A transformation of the energy supply that replaces fossil fuels with renewable energy sources requires new powerful technologies for storing electricity generated by the sun and wind. One promising technology is Carnot batteries, which temporarily store electricity in the form of heat.
A new project of the Chair of Technical Thermodynamics and Transport Processes (LTTT) in the Center of Energy Technology (ZET) at the University of Bayreuth is investigating optimal working fluids for these energy systems. As part of the DFG Priority Programme 2403 “Carnot batteries: Inverse design from markets to molecules,” it will initially be funded for three years with a total of around €298,000.
Carnot batteries are named after the founder of thermodynamics, the French physicist and engineer Nicolas Léonard Sadi Carnot (1796-1832) who calculated the optimal conversion of heat into work. In the future, they can play an important role in technically matching the availability of renewable energies and the demand on the energy market. In principle, a Carnot battery consists of three components connected in series: a high-temperature heat pump, a heat storage unit and a heat engine.
The heat pump converts the electricity generated by sun and wind, but not immediately required, into heat and uses this heat to charge the storage unit. The heat engine is capable of discharging the storage unit according to the demand on the energy market, thereby converting the heat back into electricity. Carnot batteries are therefore also referred to as electricity-heat-electricity systems.
“Initial demonstration plants show that high round trip efficiency can be achieved with Carnot batteries: Up to 70 percent of the excess electricity fed into the grid from renewable energy sources can ultimately be recovered. The storage costs per kilowatt hour are in the range of pumped-storage power plants or electrochemical batteries,” said Florian Heberle, research associate at the LTTT research group and managing director of the ZET at the University of Bayreuth. At the same time, he points out that there is a need for further research and development in order to fully exploit the potential of this form of energy storage.
“In the next few years, the new DFG priority programme will make a significant contribution to further developing and technologically optimizing the interaction of the three components and the integration of Carnot batteries into the overall system of electrical energy supply.”
The project based at the University of Bayreuth focuses on the challenge of finding optimal working fluids for Carnot batteries. Three criteria are important: Efficiency, operational safety and a low global warming potential (GWP). This means that as few greenhouse gases as possible should be released during operation.

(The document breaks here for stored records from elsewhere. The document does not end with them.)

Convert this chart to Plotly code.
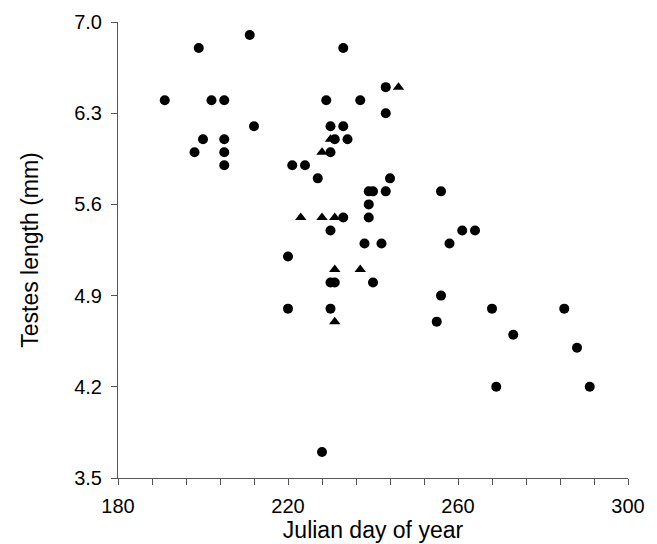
import plotly.graph_objects as go

# Circles (series 1)
circle_day = [191, 199, 211, 233, 202, 205, 229, 237, 243, 243,
              212, 230, 233, 200, 205, 231, 234, 198, 205, 230,
              205, 221, 224, 227, 244, 239, 240, 243, 256, 239,
              233, 239, 230, 261, 264, 238, 242, 258, 220, 230,
              231, 240, 256, 220, 230, 268, 285, 255, 273, 288,
              269, 291, 228]
circle_len = [6.4, 6.8, 6.9, 6.8, 6.4, 6.4, 6.4, 6.4, 6.5, 6.3,
              6.2, 6.2, 6.2, 6.1, 6.1, 6.1, 6.1, 6.0, 6.0, 6.0,
              5.9, 5.9, 5.9, 5.8, 5.8, 5.7, 5.7, 5.7, 5.7, 5.6,
              5.5, 5.5, 5.4, 5.4, 5.4, 5.3, 5.3, 5.3, 5.2, 5.0,
              5.0, 5.0, 4.9, 4.8, 4.8, 4.8, 4.8, 4.7, 4.6, 4.5,
              4.2, 4.2, 3.7]

# Triangles (series 2)
tri_day = [246, 230, 228, 223, 228, 231, 231, 237, 231]
tri_len = [6.5, 6.1, 6.0, 5.5, 5.5, 5.5, 5.1, 5.1, 4.7]

x_tick_vals = [180, 220, 260, 300]
x_tick_text = ["180", "220", "260", "300"]
y_tick_vals = [3.5, 4.2, 4.9, 5.6, 6.3, 7.0]
y_tick_text = ["3.5", "4.2", "4.9", "5.6", "6.3", "7.0"]

fig = go.Figure()
fig.add_trace(go.Scatter(x=tri_day, y=tri_len, mode="markers",
                         marker=dict(symbol="triangle-up", size=10, color="black"),
                         showlegend=False, cliponaxis=False, hoverinfo="skip"))
fig.add_trace(go.Scatter(x=circle_day, y=circle_len, mode="markers",
                         marker=dict(symbol="circle", size=10, color="black"),
                         showlegend=False, cliponaxis=False, hoverinfo="skip"))

font_family = "Liberation Sans, Arial, sans-serif"
axis_color = "#555555"

fig.update_layout(
    width=657, height=544,
    margin=dict(l=118, r=29, t=22, b=66, autoexpand=False),
    plot_bgcolor="white", paper_bgcolor="white",
    font=dict(family=font_family, color="black", size=20),
    xaxis=dict(range=[180, 300], tickmode="array", tickvals=x_tick_vals, ticktext=x_tick_text,
               ticks="outside", ticklen=6, tickcolor=axis_color, tickwidth=1,
               minor=dict(dtick=8, tick0=180, ticks="outside", ticklen=6, tickcolor=axis_color, showgrid=False),
               showline=True, linecolor=axis_color, linewidth=1, showgrid=False, zeroline=False,
               tickfont=dict(size=20), ticklabelstandoff=4, automargin=False,
               title=dict(text="Julian day of year", font=dict(size=23), standoff=4)),
    yaxis=dict(range=[3.5, 7.0], tickmode="array", tickvals=y_tick_vals, ticktext=y_tick_text,
               ticks="outside", ticklen=6, tickcolor=axis_color, tickwidth=1,
               showline=True, linecolor=axis_color, linewidth=1, showgrid=False, zeroline=False,
               tickfont=dict(size=20), ticklabelstandoff=5, automargin=False,
               title=dict(text="Testes length (mm)", font=dict(size=23), standoff=29)),
)

fig.write_html("out.html", config={"displayModeBar": False},
               post_script="document.body.style.margin='0';document.body.style.overflow='hidden';")
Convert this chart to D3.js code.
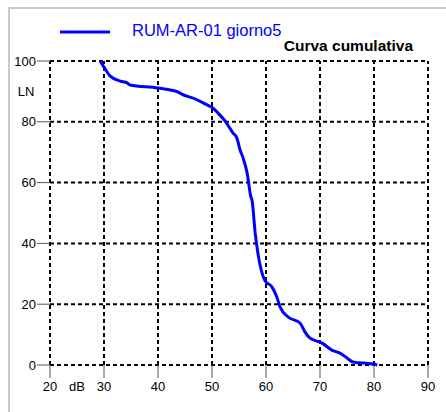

The investigations will focus on special mixtures of natural hydrocarbons and unsaturated partially halogenated refrigerants. The aim is to precisely identify thermochemical properties, but also to test the fluids in practice with regard to the very different functions they have to fulfill in the system of a Carnot battery. The latest test benches and measurement technologies are available at the LTTT chair for this purpose.
“The research work in Bayreuth is closely networked with the other projects of the DFG priority programme, which are focussed on other technological aspects of Carnot batteries. The mutual exchange between the participating research locations in Germany and the linking of new findings are particularly important here so that we can make progress in the sustainable transformation of the energy supply. Only with new high-performance storage technologies will it be possible to achieve the decarbonization of energy systems that is essential for climate protection,” said Dieter Brüggemann, holder of the LTTT chair and director of ZET, who is leading the project together with Heberle.
About the new priority programme of the German Research Foundation (DFG)
In the DFG priority programme 2403 “Carnot batteries: Inverse design from markets to molecules,” innovative concepts for the Carnot batteries of the future are to be developed based on the requirements of the energy market. The duration of the first funding period, which began on July 1, 2023, is three years. For this period, the DFG has selected a total of 17 individual projects at 14 German university locations for funding. The total funding amounts to approximately €6.5 million. The coordinator of the priority programme is Burak Atakan from the University of Duisburg-Essen.